- Exercise description
Each line from the top of the listing through the one holding "const toPts = (xs, ys)" should be restated word for word, with nothing added and no pictures.

- Source data

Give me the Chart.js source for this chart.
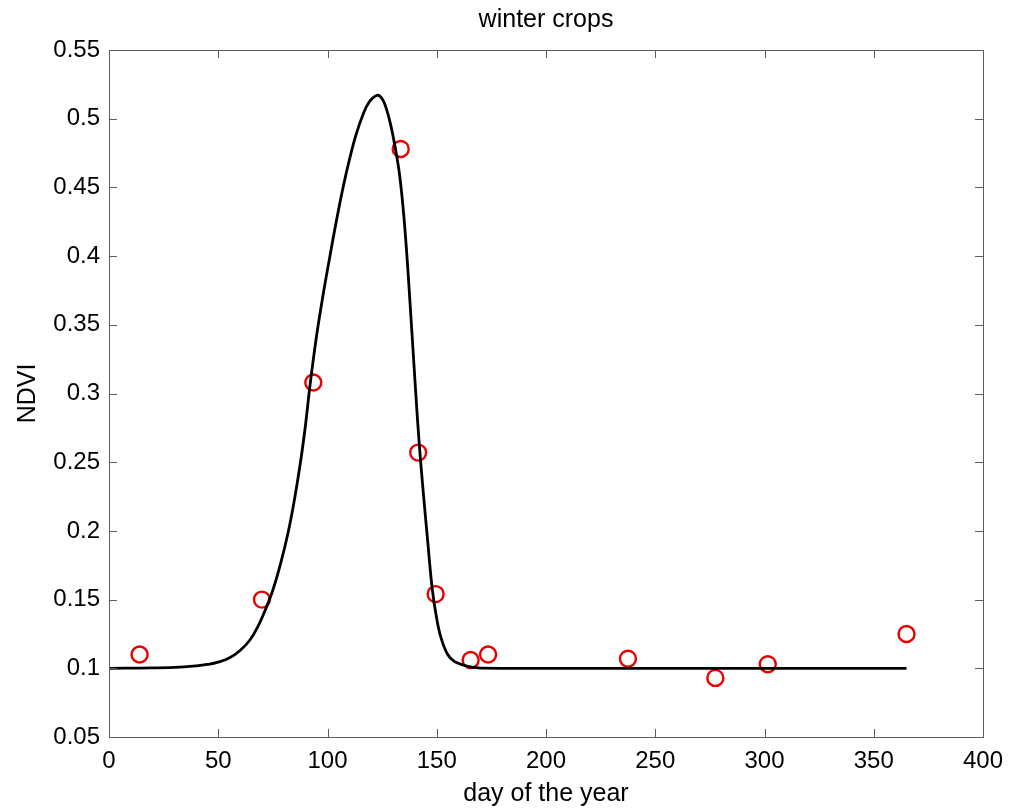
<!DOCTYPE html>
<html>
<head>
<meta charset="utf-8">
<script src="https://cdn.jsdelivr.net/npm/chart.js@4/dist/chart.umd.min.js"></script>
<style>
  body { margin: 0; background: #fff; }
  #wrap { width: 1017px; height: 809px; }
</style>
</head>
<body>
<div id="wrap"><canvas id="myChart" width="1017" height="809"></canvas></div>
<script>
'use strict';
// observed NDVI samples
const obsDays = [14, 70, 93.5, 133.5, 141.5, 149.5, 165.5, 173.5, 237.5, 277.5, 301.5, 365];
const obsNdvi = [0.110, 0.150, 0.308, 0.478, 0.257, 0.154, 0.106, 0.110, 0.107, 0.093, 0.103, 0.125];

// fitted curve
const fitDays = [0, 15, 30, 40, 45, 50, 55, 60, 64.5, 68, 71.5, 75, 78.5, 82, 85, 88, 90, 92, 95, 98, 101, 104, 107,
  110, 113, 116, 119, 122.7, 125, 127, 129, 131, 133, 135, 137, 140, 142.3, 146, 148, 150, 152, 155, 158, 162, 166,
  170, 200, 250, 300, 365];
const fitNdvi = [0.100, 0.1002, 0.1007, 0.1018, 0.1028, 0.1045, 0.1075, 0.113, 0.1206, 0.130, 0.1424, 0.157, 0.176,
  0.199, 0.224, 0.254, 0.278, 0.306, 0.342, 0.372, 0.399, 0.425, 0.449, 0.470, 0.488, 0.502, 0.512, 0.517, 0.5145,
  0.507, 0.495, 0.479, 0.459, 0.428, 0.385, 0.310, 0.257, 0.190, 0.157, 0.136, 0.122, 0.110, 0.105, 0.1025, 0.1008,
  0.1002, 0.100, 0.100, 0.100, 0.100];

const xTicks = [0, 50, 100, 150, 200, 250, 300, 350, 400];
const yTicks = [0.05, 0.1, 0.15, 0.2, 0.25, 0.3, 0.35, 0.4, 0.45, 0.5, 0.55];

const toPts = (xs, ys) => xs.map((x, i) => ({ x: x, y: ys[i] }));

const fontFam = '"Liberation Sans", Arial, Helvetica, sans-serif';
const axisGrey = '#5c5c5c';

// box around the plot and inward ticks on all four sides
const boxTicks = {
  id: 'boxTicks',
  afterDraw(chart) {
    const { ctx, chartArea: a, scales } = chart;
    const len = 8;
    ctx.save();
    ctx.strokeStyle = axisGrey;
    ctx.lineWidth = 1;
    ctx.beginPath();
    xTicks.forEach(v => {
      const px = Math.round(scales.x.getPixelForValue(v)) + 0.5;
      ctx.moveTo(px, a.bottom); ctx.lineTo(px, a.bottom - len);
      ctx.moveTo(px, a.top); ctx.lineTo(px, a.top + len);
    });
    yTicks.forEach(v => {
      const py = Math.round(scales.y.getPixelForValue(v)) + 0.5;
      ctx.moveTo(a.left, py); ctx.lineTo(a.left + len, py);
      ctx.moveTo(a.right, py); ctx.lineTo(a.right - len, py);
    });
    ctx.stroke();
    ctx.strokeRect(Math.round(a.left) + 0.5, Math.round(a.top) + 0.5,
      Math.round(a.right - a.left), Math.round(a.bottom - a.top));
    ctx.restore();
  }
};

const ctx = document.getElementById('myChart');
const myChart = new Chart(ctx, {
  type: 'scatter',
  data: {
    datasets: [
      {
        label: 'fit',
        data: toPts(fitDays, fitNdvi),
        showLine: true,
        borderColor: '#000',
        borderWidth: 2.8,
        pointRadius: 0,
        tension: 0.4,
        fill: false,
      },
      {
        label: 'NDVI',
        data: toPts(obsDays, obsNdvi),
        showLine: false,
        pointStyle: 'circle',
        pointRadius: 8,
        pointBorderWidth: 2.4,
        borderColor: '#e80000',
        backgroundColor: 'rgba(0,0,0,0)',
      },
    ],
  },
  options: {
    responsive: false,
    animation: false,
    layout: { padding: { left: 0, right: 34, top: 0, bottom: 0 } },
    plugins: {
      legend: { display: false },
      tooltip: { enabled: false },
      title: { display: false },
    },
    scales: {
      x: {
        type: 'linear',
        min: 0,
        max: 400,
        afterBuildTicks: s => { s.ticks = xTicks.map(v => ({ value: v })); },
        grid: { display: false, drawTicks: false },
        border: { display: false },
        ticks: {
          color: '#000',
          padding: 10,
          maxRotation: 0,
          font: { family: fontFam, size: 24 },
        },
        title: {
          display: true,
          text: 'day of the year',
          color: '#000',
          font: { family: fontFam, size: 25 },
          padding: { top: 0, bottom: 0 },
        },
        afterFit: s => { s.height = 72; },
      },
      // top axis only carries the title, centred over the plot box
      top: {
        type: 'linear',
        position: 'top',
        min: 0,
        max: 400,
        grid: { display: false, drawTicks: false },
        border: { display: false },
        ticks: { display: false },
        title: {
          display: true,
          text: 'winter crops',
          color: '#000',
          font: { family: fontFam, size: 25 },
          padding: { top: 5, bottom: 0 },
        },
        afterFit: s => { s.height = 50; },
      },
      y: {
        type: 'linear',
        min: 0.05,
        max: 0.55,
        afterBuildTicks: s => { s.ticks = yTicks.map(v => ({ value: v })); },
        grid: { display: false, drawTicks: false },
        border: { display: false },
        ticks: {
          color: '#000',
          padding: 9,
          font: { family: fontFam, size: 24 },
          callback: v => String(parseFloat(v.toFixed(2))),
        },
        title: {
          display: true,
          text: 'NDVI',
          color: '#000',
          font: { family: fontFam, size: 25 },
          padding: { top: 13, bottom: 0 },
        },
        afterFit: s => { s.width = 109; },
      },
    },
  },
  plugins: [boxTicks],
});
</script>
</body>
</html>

- Full response
Give me the Chart.js source for this chart.
<!DOCTYPE html>
<html>
<head>
<meta charset="utf-8">
<script src="https://cdn.jsdelivr.net/npm/chart.js@4/dist/chart.umd.min.js"></script>
<style>
  body { margin: 0; background: #fff; }
  #wrap { width: 1017px; height: 809px; }
</style>
</head>
<body>
<div id="wrap"><canvas id="myChart" width="1017" height="809"></canvas></div>
<script>
'use strict';
// observed NDVI samples
const obsDays = [14, 70, 93.5, 133.5, 141.5, 149.5, 165.5, 173.5, 237.5, 277.5, 301.5, 365];
const obsNdvi = [0.110, 0.150, 0.308, 0.478, 0.257, 0.154, 0.106, 0.110, 0.107, 0.093, 0.103, 0.125];

// fitted curve
const fitDays = [0, 15, 30, 40, 45, 50, 55, 60, 64.5, 68, 71.5, 75, 78.5, 82, 85, 88, 90, 92, 95, 98, 101, 104, 107,
  110, 113, 116, 119, 122.7, 125, 127, 129, 131, 133, 135, 137, 140, 142.3, 146, 148, 150, 152, 155, 158, 162, 166,
  170, 200, 250, 300, 365];
const fitNdvi = [0.100, 0.1002, 0.1007, 0.1018, 0.1028, 0.1045, 0.1075, 0.113, 0.1206, 0.130, 0.1424, 0.157, 0.176,
  0.199, 0.224, 0.254, 0.278, 0.306, 0.342, 0.372, 0.399, 0.425, 0.449, 0.470, 0.488, 0.502, 0.512, 0.517, 0.5145,
  0.507, 0.495, 0.479, 0.459, 0.428, 0.385, 0.310, 0.257, 0.190, 0.157, 0.136, 0.122, 0.110, 0.105, 0.1025, 0.1008,
  0.1002, 0.100, 0.100, 0.100, 0.100];

const xTicks = [0, 50, 100, 150, 200, 250, 300, 350, 400];
const yTicks = [0.05, 0.1, 0.15, 0.2, 0.25, 0.3, 0.35, 0.4, 0.45, 0.5, 0.55];

const toPts = (xs, ys) => xs.map((x, i) => ({ x: x, y: ys[i] }));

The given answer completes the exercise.